YOUR GOAL: Output the material beneath this task exactly, images excluded.
>> Start
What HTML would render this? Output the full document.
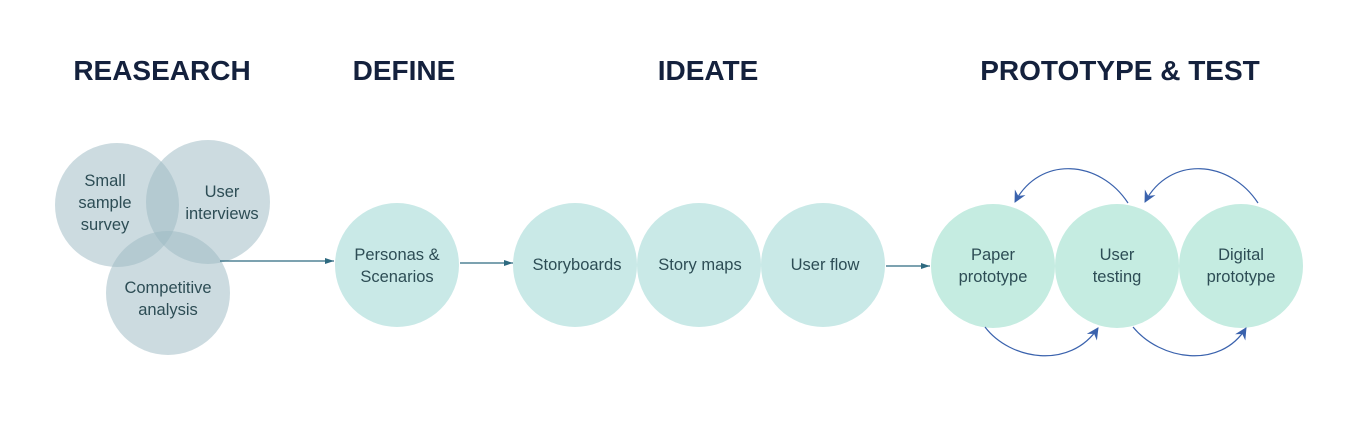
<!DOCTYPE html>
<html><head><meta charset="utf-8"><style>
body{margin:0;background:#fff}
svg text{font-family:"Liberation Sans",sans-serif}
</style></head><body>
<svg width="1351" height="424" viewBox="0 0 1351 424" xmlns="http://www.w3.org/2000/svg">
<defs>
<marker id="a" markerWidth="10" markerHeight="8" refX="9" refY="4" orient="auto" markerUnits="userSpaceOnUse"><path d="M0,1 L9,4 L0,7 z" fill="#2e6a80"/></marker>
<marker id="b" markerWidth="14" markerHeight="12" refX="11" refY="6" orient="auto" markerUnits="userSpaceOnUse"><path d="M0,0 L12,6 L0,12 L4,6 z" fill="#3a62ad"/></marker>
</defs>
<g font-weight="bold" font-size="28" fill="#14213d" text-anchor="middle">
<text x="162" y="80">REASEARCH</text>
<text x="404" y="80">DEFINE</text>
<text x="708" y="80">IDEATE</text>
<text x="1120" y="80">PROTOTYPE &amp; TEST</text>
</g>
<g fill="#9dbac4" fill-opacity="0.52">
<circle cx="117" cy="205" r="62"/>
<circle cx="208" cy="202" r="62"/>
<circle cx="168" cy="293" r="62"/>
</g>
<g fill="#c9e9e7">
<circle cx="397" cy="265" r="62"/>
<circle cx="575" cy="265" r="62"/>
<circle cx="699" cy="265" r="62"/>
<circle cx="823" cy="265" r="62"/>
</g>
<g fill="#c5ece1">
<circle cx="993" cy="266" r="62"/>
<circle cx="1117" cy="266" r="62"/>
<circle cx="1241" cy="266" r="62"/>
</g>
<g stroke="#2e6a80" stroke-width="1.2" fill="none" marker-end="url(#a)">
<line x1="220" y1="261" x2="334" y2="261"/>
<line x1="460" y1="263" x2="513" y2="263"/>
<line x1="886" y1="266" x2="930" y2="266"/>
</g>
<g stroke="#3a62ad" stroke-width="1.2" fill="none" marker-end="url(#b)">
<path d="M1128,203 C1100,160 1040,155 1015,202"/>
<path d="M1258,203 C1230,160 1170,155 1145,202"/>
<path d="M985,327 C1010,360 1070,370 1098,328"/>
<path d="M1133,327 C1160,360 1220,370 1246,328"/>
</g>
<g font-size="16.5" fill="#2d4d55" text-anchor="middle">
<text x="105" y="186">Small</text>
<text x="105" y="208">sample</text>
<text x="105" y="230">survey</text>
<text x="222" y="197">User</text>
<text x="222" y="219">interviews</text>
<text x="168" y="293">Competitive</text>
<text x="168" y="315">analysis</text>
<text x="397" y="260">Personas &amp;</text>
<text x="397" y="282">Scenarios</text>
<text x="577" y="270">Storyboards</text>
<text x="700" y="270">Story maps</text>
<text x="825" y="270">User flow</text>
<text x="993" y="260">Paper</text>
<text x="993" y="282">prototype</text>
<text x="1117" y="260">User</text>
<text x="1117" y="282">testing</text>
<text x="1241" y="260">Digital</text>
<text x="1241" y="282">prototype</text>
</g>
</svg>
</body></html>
>> End
RESPONSE FOR THIS EXERCISE:
What HTML would render this? Output the full document.
<!DOCTYPE html>
<html><head><meta charset="utf-8"><style>
body{margin:0;background:#fff}
svg text{font-family:"Liberation Sans",sans-serif}
</style></head><body>
<svg width="1351" height="424" viewBox="0 0 1351 424" xmlns="http://www.w3.org/2000/svg">
<defs>
<marker id="a" markerWidth="10" markerHeight="8" refX="9" refY="4" orient="auto" markerUnits="userSpaceOnUse"><path d="M0,1 L9,4 L0,7 z" fill="#2e6a80"/></marker>
<marker id="b" markerWidth="14" markerHeight="12" refX="11" refY="6" orient="auto" markerUnits="userSpaceOnUse"><path d="M0,0 L12,6 L0,12 L4,6 z" fill="#3a62ad"/></marker>
</defs>
<g font-weight="bold" font-size="28" fill="#14213d" text-anchor="middle">
<text x="162" y="80">REASEARCH</text>
<text x="404" y="80">DEFINE</text>
<text x="708" y="80">IDEATE</text>
<text x="1120" y="80">PROTOTYPE &amp; TEST</text>
</g>
<g fill="#9dbac4" fill-opacity="0.52">
<circle cx="117" cy="205" r="62"/>
<circle cx="208" cy="202" r="62"/>
<circle cx="168" cy="293" r="62"/>
</g>
<g fill="#c9e9e7">
<circle cx="397" cy="265" r="62"/>
<circle cx="575" cy="265" r="62"/>
<circle cx="699" cy="265" r="62"/>
<circle cx="823" cy="265" r="62"/>
</g>
<g fill="#c5ece1">
<circle cx="993" cy="266" r="62"/>
<circle cx="1117" cy="266" r="62"/>
<circle cx="1241" cy="266" r="62"/>
</g>
<g stroke="#2e6a80" stroke-width="1.2" fill="none" marker-end="url(#a)">
<line x1="220" y1="261" x2="334" y2="261"/>
<line x1="460" y1="263" x2="513" y2="263"/>
<line x1="886" y1="266" x2="930" y2="266"/>
</g>
<g stroke="#3a62ad" stroke-width="1.2" fill="none" marker-end="url(#b)">
<path d="M1128,203 C1100,160 1040,155 1015,202"/>
<path d="M1258,203 C1230,160 1170,155 1145,202"/>
<path d="M985,327 C1010,360 1070,370 1098,328"/>
<path d="M1133,327 C1160,360 1220,370 1246,328"/>
</g>
<g font-size="16.5" fill="#2d4d55" text-anchor="middle">
<text x="105" y="186">Small</text>
<text x="105" y="208">sample</text>
<text x="105" y="230">survey</text>
<text x="222" y="197">User</text>
<text x="222" y="219">interviews</text>
<text x="168" y="293">Competitive</text>
<text x="168" y="315">analysis</text>
<text x="397" y="260">Personas &amp;</text>
<text x="397" y="282">Scenarios</text>
<text x="577" y="270">Storyboards</text>
<text x="700" y="270">Story maps</text>
<text x="825" y="270">User flow</text>
<text x="993" y="260">Paper</text>
<text x="993" y="282">prototype</text>
<text x="1117" y="260">User</text>
<text x="1117" y="282">testing</text>
<text x="1241" y="260">Digital</text>
<text x="1241" y="282">prototype</text>
</g>
</svg>
</body></html>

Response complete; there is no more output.